Optimizing Search Queries
To fully leverage PostgreSQL's FTS capabilities, writing efficient search queries is just as important as configuration. A common method involves converting columns to tsvector types and queries to tsquery types, improving performance and accuracy.
SELECT title FROM articles WHERE to_tsvector('english', body) @@ to_tsquery('english', 'Python & Django') ORDER BY ts_rank(to_tsvector('english', body), to_tsquery('english', 'Python & Django')) DESC;
This statement searches an 'articles' table, sorting the results with ts_rank, ensuring the most relevant documents appear first.

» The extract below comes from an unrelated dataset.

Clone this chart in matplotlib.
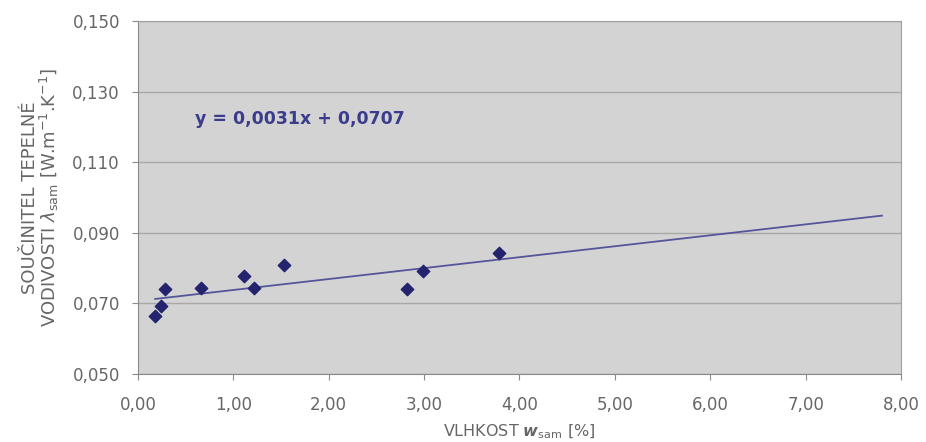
import matplotlib.pyplot as plt
import numpy as np

plt.rcParams['font.family'] = ['DejaVu Sans']

# moisture [%] and thermal conductivity [W/m.K]
vlhkost = [0.18, 0.24, 0.28, 0.66, 1.11, 1.22, 1.53, 2.82, 2.99, 3.78]
lambda_sam = [0.0664, 0.0693, 0.0741, 0.0744, 0.0778, 0.0744, 0.0809, 0.0741, 0.0792, 0.0843]
trend_k = 0.0031
trend_q = 0.0707
trend_x = [0.18, 7.8]
x_ticks = [0, 1, 2, 3, 4, 5, 6, 7, 8]
y_ticks = [0.050, 0.070, 0.090, 0.110, 0.130, 0.150]

fig = plt.figure(figsize=(9.26, 4.42), dpi=100)
ax = fig.add_axes([0.149, 0.154, 0.824, 0.798])
ax.set_facecolor("#d3d3d3")

tx = np.array(trend_x)
ax.plot(tx, trend_k * tx + trend_q, color="#55559a", lw=1.3, zorder=2)
ax.scatter(vlhkost, lambda_sam, marker="D", s=40, color="#23236e", zorder=3)

ax.set_xlim(0, 8)
ax.set_ylim(0.05, 0.15)
ax.set_xticks(x_ticks)
ax.set_yticks(y_ticks)
ax.set_xticklabels([("%.2f" % v).replace(".", ",") for v in x_ticks])
ax.set_yticklabels([("%.3f" % v).replace(".", ",") for v in y_ticks])
ax.yaxis.grid(True, color="#a8a8a8", lw=1)
ax.set_axisbelow(True)

for s in ["top", "right"]:
    ax.spines[s].set_color("#a0a0a0")
for s in ["left", "bottom"]:
    ax.spines[s].set_color("#8a8a8a")
ax.tick_params(colors="#8a8a8a", labelcolor="#666666", labelsize=12, length=4)
ax.tick_params(axis="x", pad=12)
ax.tick_params(axis="y", pad=9)

ax.set_xlabel(r"VLHKOST $\boldsymbol{w}_{\rm sam}$ [%]", color="#666666", fontsize=11.5, labelpad=6)
ax.set_ylabel("SOUČINITEL TEPELNÉ\n" + r"VODIVOSTI $\lambda_{\rm sam}$ [W.m$^{-1}$.K$^{-1}$]",
              color="#666666", fontsize=13, labelpad=8, linespacing=0.95)

ax.text(0.6, 0.1208, "y = 0,0031x + 0,0707", color="#3c3c8c", fontsize=12.5, fontweight="bold")

fig.savefig("out.png", dpi=100, facecolor="white")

Leveraging Triggers for Updates
Inserting or updating data should automatically adjust text search columns to reflect the latest text. Set up triggers as follows:
CREATE TRIGGER tsvectorupdate BEFORE INSERT OR UPDATE ON articles
FOR EACH ROW EXECUTE PROCEDURE
tsvector_update_trigger('tsv_search', 'pg_catalog.english', 'title', 'body');
This trigger updates the search vector stored in a column after any insert or update that impacts the columns involved in full-text search, ensuring consistent accuracy.
Refinements and Additional Tips
Additional refinements can further enhance FTS:
- Use GIN indexes for large datasets to accelerate search operations.
- Regularly analyze and vacuum databases to maintain optimal index performance.
- Utilize the plainto_tsquery function for non-query-string inputs to maximize understanding for simple user input.
PostgreSQL’s flexibility with full-text search configurations and optimizations equips developers with a robust toolset to handle textual data searching. With these best practices, your application can deliver faster, more accurate search results, improving the user experience significantly.